The lines below are to be quoted exactly, from the first through the one that contains "const yTicks = [0, 2, 4, 6, 8, 10, 12];".

--- Begin Source excerpt ---

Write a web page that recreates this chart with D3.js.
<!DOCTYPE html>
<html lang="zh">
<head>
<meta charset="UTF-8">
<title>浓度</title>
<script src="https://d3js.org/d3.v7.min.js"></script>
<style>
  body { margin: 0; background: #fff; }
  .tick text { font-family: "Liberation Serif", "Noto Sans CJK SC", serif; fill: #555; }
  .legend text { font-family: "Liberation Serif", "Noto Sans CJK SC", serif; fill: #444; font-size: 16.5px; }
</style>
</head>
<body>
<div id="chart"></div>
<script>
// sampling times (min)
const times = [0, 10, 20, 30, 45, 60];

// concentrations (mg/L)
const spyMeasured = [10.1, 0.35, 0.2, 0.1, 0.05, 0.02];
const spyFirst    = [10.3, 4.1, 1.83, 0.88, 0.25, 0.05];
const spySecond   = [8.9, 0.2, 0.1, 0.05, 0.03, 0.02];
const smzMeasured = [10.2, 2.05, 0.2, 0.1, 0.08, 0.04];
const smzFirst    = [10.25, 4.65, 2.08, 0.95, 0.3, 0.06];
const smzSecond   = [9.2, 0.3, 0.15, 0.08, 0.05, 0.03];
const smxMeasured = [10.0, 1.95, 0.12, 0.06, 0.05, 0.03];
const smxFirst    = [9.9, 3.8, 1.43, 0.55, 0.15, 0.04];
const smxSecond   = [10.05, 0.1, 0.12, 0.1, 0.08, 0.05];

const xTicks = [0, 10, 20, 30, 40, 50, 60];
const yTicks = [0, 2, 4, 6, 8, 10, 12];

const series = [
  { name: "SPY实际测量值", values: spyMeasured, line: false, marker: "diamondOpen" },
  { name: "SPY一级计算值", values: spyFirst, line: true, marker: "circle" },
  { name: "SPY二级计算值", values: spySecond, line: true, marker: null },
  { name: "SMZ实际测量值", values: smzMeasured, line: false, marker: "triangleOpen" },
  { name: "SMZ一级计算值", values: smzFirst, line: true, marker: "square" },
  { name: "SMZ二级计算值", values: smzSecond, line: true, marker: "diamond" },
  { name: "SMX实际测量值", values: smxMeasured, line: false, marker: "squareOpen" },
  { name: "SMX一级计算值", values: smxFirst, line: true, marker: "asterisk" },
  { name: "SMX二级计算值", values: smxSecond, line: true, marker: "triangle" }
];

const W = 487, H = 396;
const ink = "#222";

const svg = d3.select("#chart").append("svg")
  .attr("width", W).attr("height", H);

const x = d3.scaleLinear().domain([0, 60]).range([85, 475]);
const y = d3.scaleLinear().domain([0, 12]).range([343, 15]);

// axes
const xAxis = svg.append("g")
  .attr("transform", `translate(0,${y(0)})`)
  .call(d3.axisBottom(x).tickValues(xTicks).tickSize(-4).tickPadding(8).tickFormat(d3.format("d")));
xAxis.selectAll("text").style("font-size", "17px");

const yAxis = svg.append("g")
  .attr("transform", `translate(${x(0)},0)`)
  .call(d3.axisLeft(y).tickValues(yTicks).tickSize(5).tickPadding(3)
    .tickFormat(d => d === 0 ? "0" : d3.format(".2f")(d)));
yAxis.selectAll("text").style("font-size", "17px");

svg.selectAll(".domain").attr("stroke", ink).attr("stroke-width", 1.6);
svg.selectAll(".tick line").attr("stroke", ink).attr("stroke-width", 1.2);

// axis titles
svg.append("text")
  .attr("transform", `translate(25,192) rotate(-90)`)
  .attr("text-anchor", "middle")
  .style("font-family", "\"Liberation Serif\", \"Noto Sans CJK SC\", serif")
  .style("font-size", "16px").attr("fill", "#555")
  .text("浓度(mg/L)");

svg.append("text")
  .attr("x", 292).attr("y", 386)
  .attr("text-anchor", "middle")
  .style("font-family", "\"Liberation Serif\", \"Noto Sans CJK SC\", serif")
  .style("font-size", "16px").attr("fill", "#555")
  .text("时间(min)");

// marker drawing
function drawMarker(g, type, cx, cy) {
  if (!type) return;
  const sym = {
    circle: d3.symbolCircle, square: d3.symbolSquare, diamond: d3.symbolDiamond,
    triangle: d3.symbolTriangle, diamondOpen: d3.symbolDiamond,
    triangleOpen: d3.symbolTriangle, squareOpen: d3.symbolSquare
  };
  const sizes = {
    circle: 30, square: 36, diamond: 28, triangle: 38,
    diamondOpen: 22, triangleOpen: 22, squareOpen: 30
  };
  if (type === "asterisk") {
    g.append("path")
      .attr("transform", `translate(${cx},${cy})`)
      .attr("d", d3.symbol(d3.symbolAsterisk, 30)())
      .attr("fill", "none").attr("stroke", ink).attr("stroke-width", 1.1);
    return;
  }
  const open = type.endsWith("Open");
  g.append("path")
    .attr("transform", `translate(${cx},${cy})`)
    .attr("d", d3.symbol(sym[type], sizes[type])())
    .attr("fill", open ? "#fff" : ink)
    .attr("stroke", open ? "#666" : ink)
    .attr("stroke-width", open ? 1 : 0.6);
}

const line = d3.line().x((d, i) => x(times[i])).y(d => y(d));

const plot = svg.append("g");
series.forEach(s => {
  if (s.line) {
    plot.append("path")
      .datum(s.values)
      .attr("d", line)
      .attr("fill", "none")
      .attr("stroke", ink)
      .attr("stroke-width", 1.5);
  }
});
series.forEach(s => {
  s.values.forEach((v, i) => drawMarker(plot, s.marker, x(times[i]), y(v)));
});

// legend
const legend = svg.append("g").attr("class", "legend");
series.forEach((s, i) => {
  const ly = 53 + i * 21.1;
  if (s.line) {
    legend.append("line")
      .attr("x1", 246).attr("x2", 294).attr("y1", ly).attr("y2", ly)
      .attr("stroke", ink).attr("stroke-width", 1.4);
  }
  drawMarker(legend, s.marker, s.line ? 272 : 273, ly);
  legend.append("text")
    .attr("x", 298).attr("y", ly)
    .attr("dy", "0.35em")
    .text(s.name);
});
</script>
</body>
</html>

--- End Source excerpt ---

Full output
Write a web page that recreates this chart with D3.js.
<!DOCTYPE html>
<html lang="zh">
<head>
<meta charset="UTF-8">
<title>浓度</title>
<script src="https://d3js.org/d3.v7.min.js"></script>
<style>
  body { margin: 0; background: #fff; }
  .tick text { font-family: "Liberation Serif", "Noto Sans CJK SC", serif; fill: #555; }
  .legend text { font-family: "Liberation Serif", "Noto Sans CJK SC", serif; fill: #444; font-size: 16.5px; }
</style>
</head>
<body>
<div id="chart"></div>
<script>
// sampling times (min)
const times = [0, 10, 20, 30, 45, 60];

// concentrations (mg/L)
const spyMeasured = [10.1, 0.35, 0.2, 0.1, 0.05, 0.02];
const spyFirst    = [10.3, 4.1, 1.83, 0.88, 0.25, 0.05];
const spySecond   = [8.9, 0.2, 0.1, 0.05, 0.03, 0.02];
const smzMeasured = [10.2, 2.05, 0.2, 0.1, 0.08, 0.04];
const smzFirst    = [10.25, 4.65, 2.08, 0.95, 0.3, 0.06];
const smzSecond   = [9.2, 0.3, 0.15, 0.08, 0.05, 0.03];
const smxMeasured = [10.0, 1.95, 0.12, 0.06, 0.05, 0.03];
const smxFirst    = [9.9, 3.8, 1.43, 0.55, 0.15, 0.04];
const smxSecond   = [10.05, 0.1, 0.12, 0.1, 0.08, 0.05];

const xTicks = [0, 10, 20, 30, 40, 50, 60];
const yTicks = [0, 2, 4, 6, 8, 10, 12];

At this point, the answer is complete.